# Strictly Positive Integer Power Function is Unbounded Above

## Theorem

Let $\R$ be the real numbers with the usual ordering.

Let $n \in \N_{>0}$.

Let $f: \R \to \R$ be defined by:

$f \left({x}\right) = x^n$

Then $f$ is unbounded above.

### General Case

Let $\struct {R, +, \circ, \le}$ be a totally ordered ring with unity.

Suppose that $R$ has no upper bound.

Let $n \in \N_{>0}$.

Let $f: R \to R$ be defined by:

$\map f x = \circ^n x$

Then the image of $f$ is unbounded above in $R$.

## Proof

If $n = 1$, then $f$ is the identity function.

By the Archimedean Principle, the real numbers are unbounded above.

Thus by definition of the identity function: $f$ is unbounded above.

$\Box$

Let $n \ge 2$.

Aiming for a contradiction, suppose that $f$ is bounded above by $b \in \R$.

Without loss of generality suppose that $b > 0$.

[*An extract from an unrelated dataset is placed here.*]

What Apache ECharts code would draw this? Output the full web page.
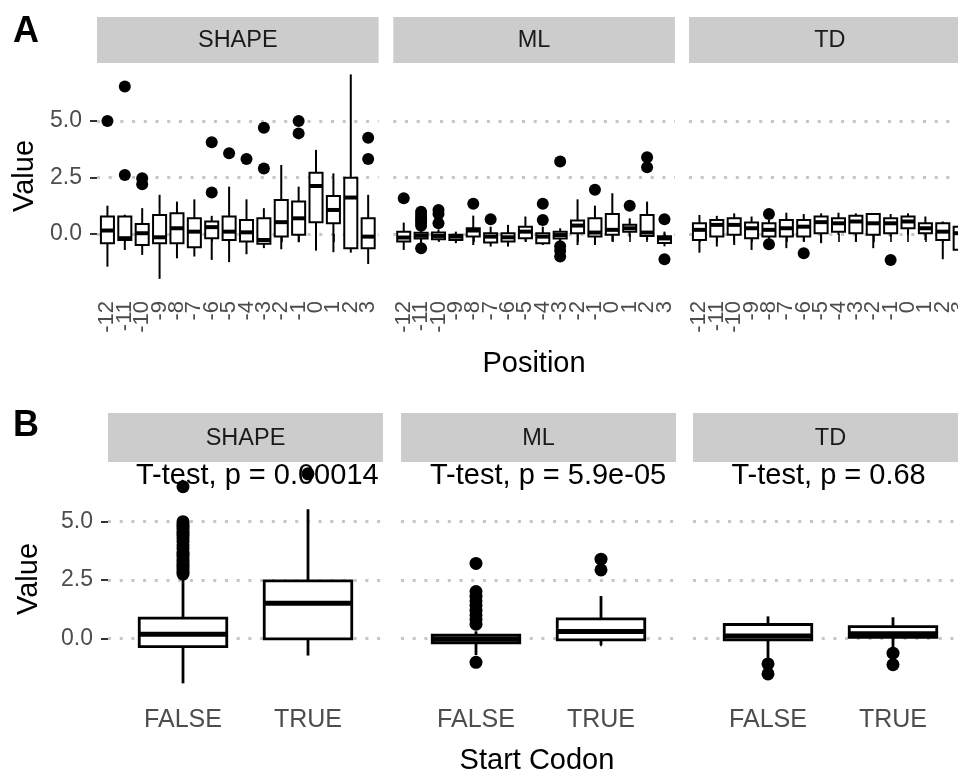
<!DOCTYPE html>
<html><head><meta charset="utf-8">
<script src="https://cdn.jsdelivr.net/npm/echarts@6/dist/echarts.min.js"></script>
<style>html,body{margin:0;padding:0;background:#fff}#c{width:958px;height:770px}</style>
</head><body><div id="c"></div>
<script>
// ---------- DATA ----------
const facetNames = ['SHAPE', 'ML', 'TD'];
const positions = ['-12','-11','-10','-9','-8','-7','-6','-5','-4','-3','-2','-1','0','1','2','3'];
const codonCats = ['FALSE', 'TRUE'];
const yTickValues = [0, 2.5, 5];
const tTestLabels = ['T-test, p = 0.00014', 'T-test, p = 5.9e-05', 'T-test, p = 0.68'];

// box stats: [lower whisker, Q1, median, Q3, upper whisker]
const shapeBoxA = [
  [-1.45,-0.41,0.15,0.77,1.25], [-0.71,-0.27,-0.19,0.77,0.85], [-0.93,-0.49,0.03,0.44,1.14],
  [-1.99,-0.41,-0.15,0.84,1.73], [-1.08,-0.41,0.25,0.91,1.43], [-1.0,-0.59,0.1,0.69,1.53],
  [-1.15,-0.19,0.3,0.55,0.8], [-1.25,-0.27,0.1,0.77,2.09], [-0.9,-0.34,0.07,0.62,1.53],
  [-0.63,-0.44,-0.27,0.69,1.14], [-0.68,-0.12,0.52,1.5,3.05], [-0.37,-0.04,0.69,1.43,2.09],
  [-0.74,0.52,2.12,2.71,3.72], [-0.81,0.47,1.06,1.68,2.68], [-0.83,-0.63,1.61,2.49,7.06],
  [-1.33,-0.63,-0.12,0.69,1.73]
];
const shapeOutA = [[0,5.0],[1,6.52],[1,2.61],[2,2.46],[2,2.2],[6,4.06],[6,1.83],[7,3.57],[8,3.32],
  [9,4.7],[9,2.9],[11,5.0],[11,4.45],[15,4.26],[15,3.32]];

const mlBoxA = [
  [-0.71,-0.34,-0.16,0.1,0.5], [-0.4,-0.2,-0.08,0.05,0.25], [-0.3,-0.24,-0.09,0.06,0.2],
  [-0.41,-0.27,-0.12,-0.04,0.1], [-0.49,-0.12,0.15,0.25,0.81], [-0.56,-0.38,-0.12,0.03,0.32],
  [-0.56,-0.34,-0.15,0.03,0.4], [-0.34,-0.19,0.1,0.32,0.77], [-0.49,-0.41,-0.12,0.03,0.32],
  [-0.35,-0.2,-0.05,0.1,0.25], [-0.49,0.03,0.37,0.59,1.53], [-0.49,-0.12,0.06,0.69,1.25],
  [-0.34,-0.04,0.18,0.88,1.8], [-0.12,0.1,0.25,0.4,0.69], [-0.27,-0.09,0.06,0.84,1.43],
  [-0.55,-0.4,-0.2,-0.1,0.1]
];
const mlOutA = [[0,1.58],[1,0.98],[1,0.85],[1,0.72],[1,0.6],[1,0.48],[1,0.36],[1,-0.63],
  [2,1.06],[2,0.88],[2,0.47],[4,1.33],[5,0.65],[8,1.33],[8,0.62],[9,3.2],[9,-0.55],[9,-0.75],[9,-1.0],
  [11,1.95],[13,1.25],[14,3.39],[14,2.95],[15,0.65],[15,-1.12]];

const tdBoxA = [
  [-0.83,-0.27,0.18,0.47,0.84], [-0.56,-0.12,0.4,0.62,0.8], [-0.49,-0.04,0.4,0.69,0.91],
  [-0.71,-0.19,0.25,0.5,0.77], [-0.27,-0.12,0.18,0.47,0.62], [-0.63,-0.12,0.25,0.62,0.94],
  [-0.34,-0.12,0.32,0.62,0.88], [-0.41,0.03,0.52,0.77,0.91], [-0.04,0.1,0.47,0.69,0.94],
  [-0.34,0.03,0.55,0.8,0.91], [-0.63,-0.04,0.47,0.88,0.91], [-0.12,0.03,0.47,0.69,0.88],
  [-0.04,0.25,0.55,0.77,0.91], [-0.27,0.03,0.25,0.47,0.77], [-1.12,-0.27,0.1,0.47,0.55],
  [-1.0,-0.7,0.03,0.32,0.6]
];
const tdOutA = [[4,0.88],[4,-0.46],[6,-0.86],[11,-1.15]];

const shapeBoxB = [[-1.93,-0.36,0.17,0.86,2.64], [-0.74,-0.03,1.5,2.46,5.53]];
const shapeOutB = [[0,2.75],[0,2.85],[0,2.95],[0,3.05],[0,3.15],[0,3.25],[0,3.35],[0,3.5],[0,3.6],
  [0,3.7],[0,3.85],[0,4.0],[0,4.15],[0,4.3],[0,4.4],[0,4.5],[0,4.6],[0,4.7],[0,4.8],[0,4.9],[0,5.0],
  [0,6.5],[1,7.05]];
const mlBoxB = [[-0.72,-0.2,-0.04,0.13,0.3], [-0.29,-0.07,0.29,0.83,1.81]];
const mlOutB = [[0,3.21],[0,2.0],[0,1.8],[0,1.6],[0,1.4],[0,1.2],[0,1.0],[0,0.8],[0,0.6],[0,-1.03],
  [1,3.39],[1,2.93]];
const tdBoxB = [[-0.96,-0.07,0.1,0.59,0.94], [-0.39,0.04,0.19,0.5,0.9]];
const tdOutB = [[0,-1.1],[0,-1.53],[1,-0.64],[1,-1.13]];

// ---------- LAYOUT / STYLE ----------
const FONT = 'Liberation Sans, Arial, Helvetica, sans-serif';
const rowA = {top: 65.6, height: 221.4, ymin: -2.35, ymax: 7.45, panelLeft: [97, 393.3, 689], panelW: 281.6,
  cats: positions, ratio: 0.75, lw: 2, medW: 4, dot: 12,
  stripTop: 17, stripH: 46,
  xLabel: {rotate: 90, fontSize: 22, margin: 14}};
const rowB = {top: 464, height: 229.8, ymin: -2.38, ymax: 7.47, panelLeft: [108, 401, 693], panelW: 275,
  cats: codonCats, ratio: 0.70, lw: 2.8, medW: 5, dot: 13,
  stripTop: 413, stripH: 49,
  xLabel: {rotate: 0, fontSize: 25, margin: 14}};

const grids = [], xAxes = [], yAxes = [], series = [], graphics = [];

function addPanel(row, col, boxes, outs) {
  const nCat = row.cats.length;
  const band = row.panelW / (nCat + 0.2);
  const pl = row.panelLeft[col];
  // background grid (full panel width) for dotted grid lines + y axis
  const bi = grids.length;
  grids.push({left: pl, top: row.top, width: row.panelW, height: row.height, containLabel: false, outerBoundsMode: 'none'});
  xAxes.push({type: 'value', gridIndex: bi, min: 0, max: 1, show: false});
  yAxes.push({type: 'value', gridIndex: bi, min: row.ymin, max: row.ymax, show: col === 0,
    axisLine: {show: false}, splitLine: {show: false},
    axisTick: {show: true, customValues: yTickValues, length: 7, lineStyle: {color: '#333333', width: 2}},
    axisLabel: {customValues: yTickValues, formatter: v => Number(v).toFixed(1), fontSize: 23,
      color: '#4d4d4d', margin: 15, fontFamily: FONT}});
  series.push({type: 'line', xAxisIndex: bi, yAxisIndex: bi, data: [[0, 0], [1, 0]], showSymbol: false,
    lineStyle: {opacity: 0}, silent: true, z: 0, animation: false,
    markLine: {silent: true, z: 0, symbol: ['none', 'none'], label: {show: false}, animation: false,
      lineStyle: {color: '#c6c6c6', width: 3, type: [3, 8.7]},
      emphasis: {disabled: true},
      data: yTickValues.map(v => ({yAxis: v}))}});
  // category grid for the boxes
  const ci = grids.length;
  grids.push({left: pl + 0.1 * band, top: row.top, width: nCat * band, height: row.height, containLabel: false, outerBoundsMode: 'none'});
  xAxes.push({type: 'category', gridIndex: ci, data: row.cats,
    axisLine: {show: false}, splitLine: {show: false},
    axisTick: {show: true, alignWithLabel: true, interval: 0, length: 8, lineStyle: {color: '#333333', width: 2}},
    axisLabel: {interval: 0, rotate: row.xLabel.rotate, fontSize: row.xLabel.fontSize, margin: row.xLabel.margin,
      color: '#4d4d4d', fontFamily: FONT}});
  yAxes.push({type: 'value', gridIndex: ci, min: row.ymin, max: row.ymax, show: false});
  const ratio = row.ratio, lw = row.lw, medW = row.medW;
  series.push({type: 'custom', xAxisIndex: ci, yAxisIndex: ci, z: 10, silent: true, animation: false,
    data: boxes.map((b, i) => [i].concat(b)),
    encode: {x: 0, y: [1, 2, 3, 4, 5]},
    renderItem: (params, api) => {
      const i = api.value(0);
      const bw = api.size([1, 0])[0];
      const hw = bw * ratio / 2;
      const lo = api.coord([i, api.value(1)]);
      const q1 = api.coord([i, api.value(2)]);
      const md = api.coord([i, api.value(3)]);
      const q3 = api.coord([i, api.value(4)]);
      const hi = api.coord([i, api.value(5)]);
      const x = lo[0];
      return {type: 'group', children: [
        {type: 'line', shape: {x1: x, y1: hi[1], x2: x, y2: q3[1]}, style: {stroke: '#000', lineWidth: lw}},
        {type: 'line', shape: {x1: x, y1: q1[1], x2: x, y2: lo[1]}, style: {stroke: '#000', lineWidth: lw}},
        {type: 'rect', shape: {x: x - hw, y: q3[1], width: 2 * hw, height: q1[1] - q3[1]},
          style: {stroke: '#000', lineWidth: lw, fill: '#ffffff'}},
        {type: 'line', shape: {x1: x - hw, y1: md[1], x2: x + hw, y2: md[1]}, style: {stroke: '#000', lineWidth: medW}}
      ]};
    }});
  series.push({type: 'scatter', xAxisIndex: ci, yAxisIndex: ci, data: outs, symbolSize: row.dot,
    itemStyle: {color: '#000', opacity: 1}, z: 11, silent: true, animation: false});
  // strip
  graphics.push({type: 'rect', shape: {x: pl, y: row.stripTop, width: row.panelW, height: row.stripH},
    style: {fill: '#cccccc'}, silent: true});
  graphics.push({type: 'text', x: pl + row.panelW / 2, y: row.stripTop + row.stripH / 2 + 1,
    style: {text: facetNames[col], fontSize: 23.5, fontFamily: FONT, fill: '#1a1a1a', align: 'center', verticalAlign: 'middle'}, silent: true});
}

addPanel(rowA, 0, shapeBoxA, shapeOutA);
addPanel(rowA, 1, mlBoxA, mlOutA);
addPanel(rowA, 2, tdBoxA, tdOutA);
addPanel(rowB, 0, shapeBoxB, shapeOutB);
addPanel(rowB, 1, mlBoxB, mlOutB);
addPanel(rowB, 2, tdBoxB, tdOutB);

// titles and labels
const txt = (text, x, y, size, opts) => Object.assign({type: 'text', x: x, y: y, silent: true,
  style: Object.assign({text: text, fontSize: size, fontFamily: FONT, fill: '#000', align: 'center', verticalAlign: 'middle'}, (opts && opts.style) || {})},
  (opts && opts.el) || {});
graphics.push(txt('A', 13, 32, 36, {style: {fontWeight: 'bold', align: 'left'}}));
graphics.push(txt('B', 13, 426, 36, {style: {fontWeight: 'bold', align: 'left'}}));
graphics.push(txt('Value', 25, 176, 29, {el: {rotation: Math.PI / 2}}));
graphics.push(txt('Value', 29, 579, 29, {el: {rotation: Math.PI / 2}}));
graphics.push(txt('Position', 534, 364, 29));
graphics.push(txt('Start Codon', 537, 761, 29));
const tLeft = [136, 430, 731.5];
tTestLabels.forEach((t, i) => graphics.push(txt(t, tLeft[i], 476, 29, {style: {align: 'left'}})));

const chart = echarts.init(document.getElementById('c'), null, {renderer: 'canvas'});
chart.setOption({
  backgroundColor: '#ffffff',
  animation: false,
  grid: grids, xAxis: xAxes, yAxis: yAxes, series: series,
  graphic: {elements: graphics}
});
</script></body></html>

Then by the definition of an upper bound:

$\forall x \in \R: x^n \le b$

Let $x \gt b$.

Then:

$\dfrac{x^n - b} {x - b} \le 0$

By the Mean Value Theorem, there exists a point $p$ between $b$ and $x$ such that:

$f' \left({p}\right) = \dfrac{x^n - b} {x - b}$
$f' \left({p}\right) = n p^{n - 1}$

Therefore $n p^{n - 1} \le 0$.

$p \gt 0 \implies n p^{n - 1} \gt 0$

But this is impossible because it was previously established that $p \ge b \gt 0$.

From this contradiction it follows that there can be no such $b$.

Hence the result.

$\blacksquare$